YOUR OBJECTIVE: Give the data below again exactly as it stands. Omit the pictures.

GIVEN INFORMATION:
----
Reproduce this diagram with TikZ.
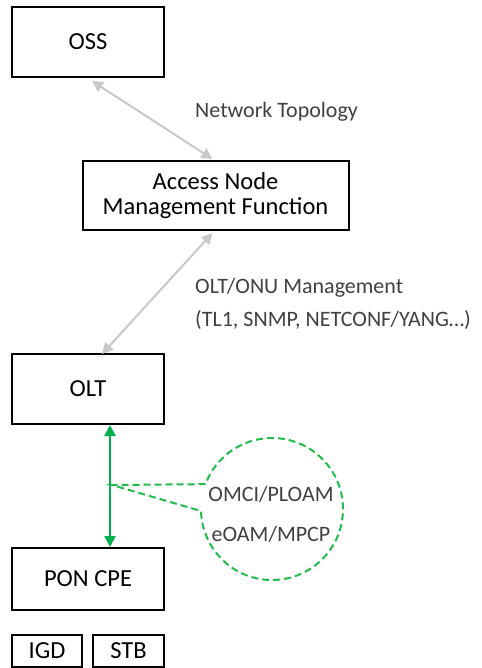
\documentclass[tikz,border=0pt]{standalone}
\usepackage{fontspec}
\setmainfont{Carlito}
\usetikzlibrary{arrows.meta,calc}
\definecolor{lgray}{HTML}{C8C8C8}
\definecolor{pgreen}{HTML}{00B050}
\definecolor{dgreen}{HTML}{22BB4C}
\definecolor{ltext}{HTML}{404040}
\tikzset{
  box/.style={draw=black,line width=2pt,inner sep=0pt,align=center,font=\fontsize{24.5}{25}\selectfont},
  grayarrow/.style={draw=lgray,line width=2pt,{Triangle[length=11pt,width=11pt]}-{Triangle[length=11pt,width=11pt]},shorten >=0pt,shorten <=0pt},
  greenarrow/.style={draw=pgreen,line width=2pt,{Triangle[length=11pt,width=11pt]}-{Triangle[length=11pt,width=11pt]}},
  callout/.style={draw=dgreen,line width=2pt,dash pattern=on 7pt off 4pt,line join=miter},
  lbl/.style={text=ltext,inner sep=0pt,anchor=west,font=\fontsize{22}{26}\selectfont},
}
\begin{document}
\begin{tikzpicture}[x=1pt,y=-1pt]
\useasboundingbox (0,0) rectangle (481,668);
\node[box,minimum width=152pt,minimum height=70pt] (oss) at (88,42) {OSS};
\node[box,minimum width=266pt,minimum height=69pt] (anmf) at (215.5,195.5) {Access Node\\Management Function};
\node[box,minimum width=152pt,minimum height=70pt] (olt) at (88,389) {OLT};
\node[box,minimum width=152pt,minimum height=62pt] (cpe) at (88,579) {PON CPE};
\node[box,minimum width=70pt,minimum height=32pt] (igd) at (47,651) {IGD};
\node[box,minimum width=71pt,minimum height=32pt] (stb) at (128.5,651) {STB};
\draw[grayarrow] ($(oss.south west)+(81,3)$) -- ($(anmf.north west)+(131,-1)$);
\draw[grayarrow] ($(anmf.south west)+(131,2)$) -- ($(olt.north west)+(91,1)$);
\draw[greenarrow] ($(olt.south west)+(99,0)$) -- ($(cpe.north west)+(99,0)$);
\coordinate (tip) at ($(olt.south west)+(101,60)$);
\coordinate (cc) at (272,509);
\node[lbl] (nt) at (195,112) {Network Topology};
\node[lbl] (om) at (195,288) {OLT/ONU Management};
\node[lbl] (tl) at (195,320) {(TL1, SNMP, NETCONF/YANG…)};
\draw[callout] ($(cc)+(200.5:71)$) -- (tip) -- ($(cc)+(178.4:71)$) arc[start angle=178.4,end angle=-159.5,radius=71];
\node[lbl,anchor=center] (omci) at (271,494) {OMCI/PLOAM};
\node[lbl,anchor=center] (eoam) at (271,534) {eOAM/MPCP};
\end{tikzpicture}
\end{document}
----
TASK SOLUTION:
Reproduce this diagram with TikZ.
\documentclass[tikz,border=0pt]{standalone}
\usepackage{fontspec}
\setmainfont{Carlito}
\usetikzlibrary{arrows.meta,calc}
\definecolor{lgray}{HTML}{C8C8C8}
\definecolor{pgreen}{HTML}{00B050}
\definecolor{dgreen}{HTML}{22BB4C}
\definecolor{ltext}{HTML}{404040}
\tikzset{
  box/.style={draw=black,line width=2pt,inner sep=0pt,align=center,font=\fontsize{24.5}{25}\selectfont},
  grayarrow/.style={draw=lgray,line width=2pt,{Triangle[length=11pt,width=11pt]}-{Triangle[length=11pt,width=11pt]},shorten >=0pt,shorten <=0pt},
  greenarrow/.style={draw=pgreen,line width=2pt,{Triangle[length=11pt,width=11pt]}-{Triangle[length=11pt,width=11pt]}},
  callout/.style={draw=dgreen,line width=2pt,dash pattern=on 7pt off 4pt,line join=miter},
  lbl/.style={text=ltext,inner sep=0pt,anchor=west,font=\fontsize{22}{26}\selectfont},
}
\begin{document}
\begin{tikzpicture}[x=1pt,y=-1pt]
\useasboundingbox (0,0) rectangle (481,668);
\node[box,minimum width=152pt,minimum height=70pt] (oss) at (88,42) {OSS};
\node[box,minimum width=266pt,minimum height=69pt] (anmf) at (215.5,195.5) {Access Node\\Management Function};
\node[box,minimum width=152pt,minimum height=70pt] (olt) at (88,389) {OLT};
\node[box,minimum width=152pt,minimum height=62pt] (cpe) at (88,579) {PON CPE};
\node[box,minimum width=70pt,minimum height=32pt] (igd) at (47,651) {IGD};
\node[box,minimum width=71pt,minimum height=32pt] (stb) at (128.5,651) {STB};
\draw[grayarrow] ($(oss.south west)+(81,3)$) -- ($(anmf.north west)+(131,-1)$);
\draw[grayarrow] ($(anmf.south west)+(131,2)$) -- ($(olt.north west)+(91,1)$);
\draw[greenarrow] ($(olt.south west)+(99,0)$) -- ($(cpe.north west)+(99,0)$);
\coordinate (tip) at ($(olt.south west)+(101,60)$);
\coordinate (cc) at (272,509);
\node[lbl] (nt) at (195,112) {Network Topology};
\node[lbl] (om) at (195,288) {OLT/ONU Management};
\node[lbl] (tl) at (195,320) {(TL1, SNMP, NETCONF/YANG…)};
\draw[callout] ($(cc)+(200.5:71)$) -- (tip) -- ($(cc)+(178.4:71)$) arc[start angle=178.4,end angle=-159.5,radius=71];
\node[lbl,anchor=center] (omci) at (271,494) {OMCI/PLOAM};
\node[lbl,anchor=center] (eoam) at (271,534) {eOAM/MPCP};
\end{tikzpicture}
\end{document}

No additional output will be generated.